Librarians love a good list – especially when it relates to books! The plethora of ‘Best Book’ lists published in the newspapers at the end of the year give us inspiration for Christmas presents and library stock.(see the bottom of this post for some of them). We surveyed our school community to see what staff and students considered their favourite reads of 2018. To keep this as broad as possible we didn’t restrict it to books published in 2018, just books read this year. More responses are coming in so more interesting reading suggestions will be added to this list.
Having read all but one (I’m currently reading ‘Song of Achilles’ by Madeline Miller so haven’t got on to ‘Circe’ yet) I think it’s a great list already: fiction covering – a YA dystopian trilogy, a gripping realistic thriller with teen protagonists and a re-imagining of a classical story. There is so much to be fascinated by and learn from the 3 factual titles – Trevor Noah entertains whilst telling us so much about apartheid South Africa, Tara Westover bravely shows us her resilience and strength with a remarkable memoir about her extraordinary childhood and Hans Rosling will make you question everything about the way you see the world.

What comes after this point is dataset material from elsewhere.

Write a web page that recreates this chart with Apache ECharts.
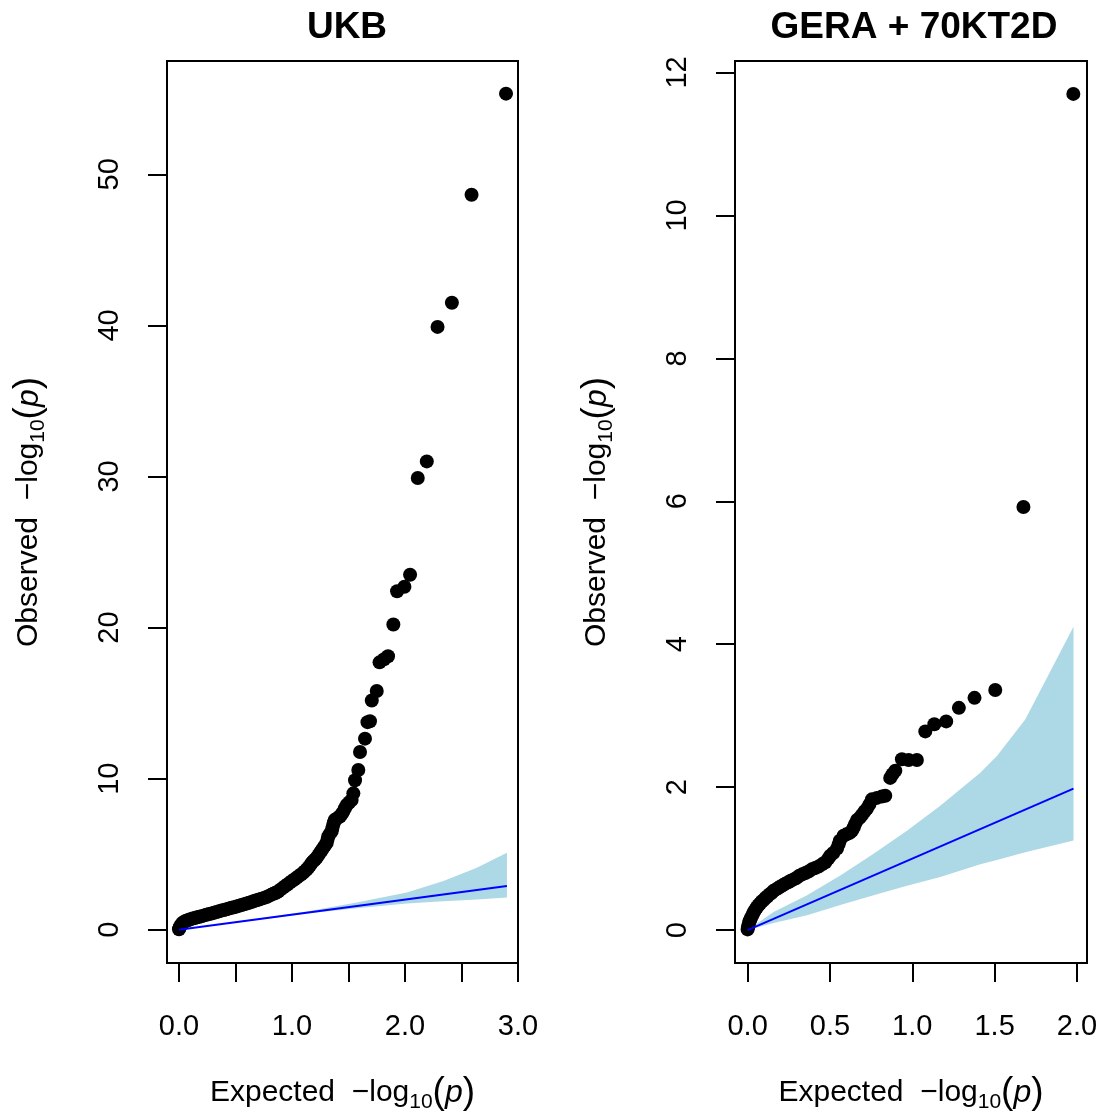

So far the top 3 fiction titles are:
- After the Fire by Will Hill
- The Territory by Sarah Govett
- Circe by Madeline Miller
Top 3 non-fiction titles are:
- Factfulness: Ten Reasons We’re Wrong About The World – And Why Things Are Better Than You Think by Hans Rosling
- Born a Crime: Stories from a South African Childhood by Trevor Noah
- Educated by Tara Westover (this is our book club read for January)
Here’s what one of our staff wrote about ‘Circe’
Circe is the long awaited follow up novel from Madeline “Song of Achilles” Miller. It was a bit more of a slow burn than its predecessor, but ultimately well worth sticking with; it’s a story about growing up, growing old and learning what it takes to become truly human.
Y9 student Poppy voted for ‘After the Fire’ and wrote:
After the Fire was from a perspective that I have never heard before so I found it completely intriguing. It also revealed lot about human nature and obeying orders.
You can read a longer review of this gripping novel here
Books of the Year 2018 – lists from a range of newspapers and websites:
- The Guardian – fiction, politics, food and more
- Five Books website – the best fiction of 2018 chosen by Kwame Anthony Appiah
- Five Books best books of 2018 – Covering science, non-fiction, politics, economics, philosophy, nature
- The Telegraph 50 best books of 2018
- Best books of 2018 Hilary Mantel and Yuval Noah Harari pick their favourites
- The Week: Best books of 2018 – 22 novel ideas for Christmas
- Sports books of 2018 from The Irish Times
- The New Yoker – best books of 2018
- Bill Gates 5 books I loved in 2018 (including Educated by Tara Westover and Yuval Noah Harari’s ’21 Lessons)
- The Independent 10 best new novels for 2018 (including The Lido and The Mermaid and Mrs Hancock)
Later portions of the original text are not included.